Pendant trente ans, Jean-Pierre Le Goff a passé ses vacances à Cadenet, un village du Luberon. Il s'y est immergé de 2005 à 2007 comme un ethnologue en enquête. Son constat est clair et peu surprenant : Cadenet n'a pas échappé aux bouleversements de la société et constitue un exemple, comme l'indique le sous-titre, de "l'histoire française". Le Goff démystifie l'image idéalisée, mythique, du village provençal. Seule perdure la beauté du site.
À Cadenet, comme dans d'autres bourgs de la région, la sociabilité villageoise a disparu, et avec elle "un type d'humanité". Les nombreux témoignages des "anciens" attestent des conséquences de la modernité, des fractures sociales et culturelles, des habitants qui coexistent sans beaucoup partager.
Le sociologue ne s'en tient pas à la neutralité objective de l'enquêteur ; l'ironie se mêle sous sa plume au regret nostalgique et lui, "le Parisien", se fait volontiers le porte parole de ces anciens : "dis-leur bien, là-haut à Paris et ailleurs : nous sommes les derniers survivants!".
Rien n'est plus comme avant! Dans les années 1950, ce village de tradition anticléricale et communiste vivait de l'agriculture et de la vannerie. Labeur et pauvreté n'empêchaient pas la joie de vivre, de "se sentir bien ensemble", solidaires car "tout le monde connaissait tout le monde" et partageait au Bar des Boules, "le plaisir de la conversation". Mais vers 1970, avec l'apparition de la télévision et de l'automobile, cette sociabilité s'est distendue. Puis les "gens de la ville", travaillant à Aix ou à Marseille, se sont installés à Cadenet : ces classes moyennes vite hégémoniques, et des "riches" de Paris ont transformé les relations humaines au village en important leur individualisme citadin, leur goût de "l'entre soi". Cadenet est pris dans la toile du tissu associatif : fleurissent des animations socio-éducatives et culturelles —"fourre-tout tous azimuts" selon l'auteur—, mais elles ne concernent que des catégories sociales qui restent séparées. Ces néoruraux ont aussi importé leur mal à vivre : aux problèmes du chômage s'ajoutent divorces et familles recomposées. Les anciens désapprouvent les nouveaux parents et leur culte de "l'enfant-roi", tandis que l'immigré arabe devient le bouc émissaire d'une partie de la population… Les modes de vie des provençaux eux-mêmes ont changé, le café n'est plus le poumon du village comme naguère où tous vivaient et travaillaient sur place.
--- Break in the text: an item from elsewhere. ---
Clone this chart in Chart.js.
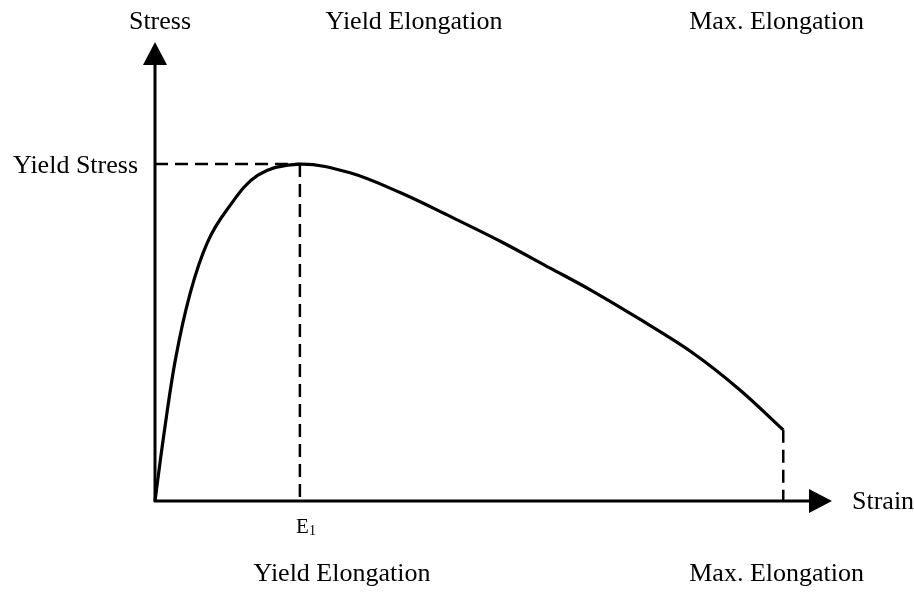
<!DOCTYPE html>
<html>
<head>
<meta charset="utf-8">
<script src="https://cdn.jsdelivr.net/npm/chart.js@4.4.1/dist/chart.umd.min.js"></script>
<style>
  html, body { margin: 0; padding: 0; background: #fff; }
  #wrap { width: 914px; height: 594px; position: relative; }
</style>
</head>
<body>
<div id="wrap"><canvas id="stressChart"></canvas></div>
<script>
// strain (0..100 = arrow tip) / stress (0..100 = arrow tip)
const strain = [0, 1.2, 3.0, 5.2, 7.7, 10.6, 15.2, 21.4, 28.8, 36.2, 43.6, 51.0, 58.3, 64.3, 71.6, 79.5, 86.4, 92.8];
const stress = [0, 13.3, 30.7, 45.3, 56.2, 63.4, 71.0, 73.4, 71.5, 67.2, 62.0, 56.6, 50.8, 46.0, 39.6, 32.2, 24.2, 15.5];

const yieldStrain = 21.4;
const yieldStress = 73.4;
const maxStrain   = 92.8;
const maxStress   = 15.5;

const axisLabels = { y: 'Stress', x: 'Strain', yieldStress: 'Yield Stress', e1: 'E', e1Sub: '1' };
const topLabels    = ['Yield Elongation', 'Max. Elongation'];
const bottomLabels = ['Yield Elongation', 'Max. Elongation'];

const ink = '#000';
const serif = '"Liberation Serif", "Times New Roman", serif';

// axes, arrows, dashed guides and texts
const sketchPlugin = {
    id: 'sketch',
    beforeDatasetsDraw(chart) {
        const { ctx, scales: { x, y } } = chart;
        const x0 = x.getPixelForValue(0), y0 = y.getPixelForValue(0);
        const xTip = x.getPixelForValue(100), yTip = y.getPixelForValue(100);
        const xy = x.getPixelForValue(yieldStrain), yy = y.getPixelForValue(yieldStress);

        ctx.save();
        ctx.strokeStyle = ink;
        ctx.fillStyle = ink;

        // dashed guides
        ctx.lineWidth = 2.5;
        ctx.setLineDash([13, 7]);
        ctx.beginPath();
        ctx.moveTo(x0, yy);
        ctx.lineTo(xy, yy);
        ctx.stroke();
        ctx.beginPath();
        ctx.moveTo(xy, yy);
        ctx.lineTo(xy, y0);
        ctx.stroke();
        ctx.beginPath();
        ctx.moveTo(x.getPixelForValue(maxStrain), y.getPixelForValue(maxStress));
        ctx.lineTo(x.getPixelForValue(maxStrain), y0);
        ctx.stroke();
        ctx.setLineDash([]);

        // axes
        ctx.lineWidth = 3;
        ctx.beginPath();
        ctx.moveTo(x0, y0 + 1);
        ctx.lineTo(x0, yTip + 20);
        ctx.moveTo(x0 - 1, y0);
        ctx.lineTo(xTip - 20, y0);
        ctx.stroke();

        // arrow heads
        ctx.beginPath();
        ctx.moveTo(x0, yTip);
        ctx.lineTo(x0 - 12, yTip + 23);
        ctx.lineTo(x0 + 12, yTip + 23);
        ctx.closePath();
        ctx.fill();
        ctx.beginPath();
        ctx.moveTo(xTip, y0);
        ctx.lineTo(xTip - 23, y0 - 12);
        ctx.lineTo(xTip - 23, y0 + 12);
        ctx.closePath();
        ctx.fill();

        // texts
        ctx.font = '26px ' + serif;
        ctx.textBaseline = 'middle';
        ctx.textAlign = 'center';
        ctx.fillText(axisLabels.y, 160, 22);
        ctx.fillText(topLabels[0], 414, 22);
        ctx.fillText(bottomLabels[0], 342, 574);
        ctx.textAlign = 'right';
        ctx.fillText(topLabels[1], 864, 22);
        ctx.fillText(bottomLabels[1], 864, 574);

        ctx.textAlign = 'left';
        ctx.fillText(axisLabels.x, 852, y0 + 1);
        ctx.textAlign = 'right';
        ctx.fillText(axisLabels.yieldStress, 138, yy + 2);

        // E1
        ctx.textAlign = 'left';
        ctx.font = '21px ' + serif;
        ctx.fillText(axisLabels.e1, xy - 4, y0 + 26);
        ctx.font = '14px ' + serif;
        ctx.fillText(axisLabels.e1Sub, xy + 9, y0 + 30);
        ctx.restore();
    }
};

new Chart(document.getElementById('stressChart').getContext('2d'), {
    type: 'line',
    data: {
        datasets: [{
            data: strain.map((v, i) => ({ x: v, y: stress[i] })),
            borderColor: ink,
            borderWidth: 3.2,
            pointRadius: 0,
            fill: false,
            tension: 0.35,
            clip: false
        }]
    },
    options: {
        responsive: true,
        maintainAspectRatio: false,
        animation: false,
        events: [],
        layout: { padding: { left: 155, top: 42, right: 82, bottom: 93 } },
        plugins: {
            legend: { display: false },
            title: { display: false },
            tooltip: { enabled: false }
        },
        scales: {
            x: { type: 'linear', min: 0, max: 100, display: false },
            y: { type: 'linear', min: 0, max: 100, display: false }
        }
    },
    plugins: [sketchPlugin]
});
</script>
</body>
</html>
La modernité a dissous le lien collectif, à Cadenet comme partout en France. Ce "village bariolé" n'est plus, selon J.-P. Le Goff, qu'un "espace décomposé". Désormais inclus dans le Parc National du Lubéron, même la chasse y est réglementée! et les enfants apprennent le respect de l'environnement… dont les anciens ne se souciaient guère!
• Jean-Pierre LE GOFF : La fin du village. Une histoire française. Gallimard, 2012, 577 pages.